Last month, friend and colleague Laura Hershey started a new blog hosted on the website of the Christopher & Dana Reeve Foundation titled “Life Support.”  Laura is a (quoting from her website) “writer, poet, activist, consultant.”  She is also a board member of Not Dead Yet and a friend.  She will be posting bimonthly.

Her latest entry is related to a recent one here.  Laura has posted a blog entry titled “Remembering Two More Heroes.”  She opens with the news of the death of Paul Longmore, and provides links to tributes and information about his life.

The bulk of her blog is given over to a tribute to Barb Knowlen, a long-time activist and advocate who died in late July.  As Laura notes, very little attention has been paid to her passing.

As I mentioned in my earlier post on Barb Knowlen, I knew her work, but had never met Barb at all.  Laura has intimate knowledge of Barb Knowlen’s work and the impact it had on people.

If you really want to know about the impact Barb Knowlen had on people’s lives – working to that end until shortly before her death – then you should really go read Laura Hershey’s latest blog entry.  You might want to bookmark the blog itself while you’re at it.  Blogs that are hosted on websites don’t always show up google news feeds reliably – just go check it yourself once a week or sign up to subscribe to the rss feed.  –Stephen Drake

One thought on “Introducing “Life Support” – a blog by Laura Hershey (and a tribute to Barb Knowlen)

  1. Thanks for the link, another. (I was unable, so far, to post a comment for Laura Hershey…still learning tech skills…)

    It is true that women don’t get obits as often as men and yes, I have noticed sexism in the disability community, for over two decades.

    I enjoyed reading about Barb Knowlen.

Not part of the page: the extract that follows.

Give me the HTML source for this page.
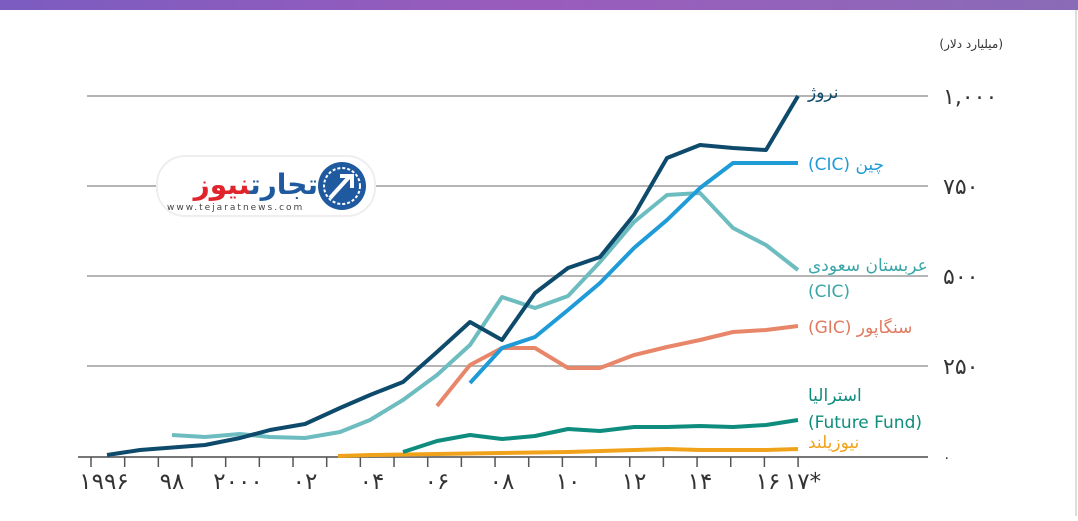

    On finding out about someone having died: some years ago, Womyn’s Braille Press, a feminist library, (gone now), suggested
    that we each make a list of people we would like notified that we’ve
    died, keep it where folks can find it after we die. It is not that unusual that there’s a time lag in finding out, indirectly that one of our “peeps”, comrades, colleagues has died – particularly those of us who are not “celebrities”.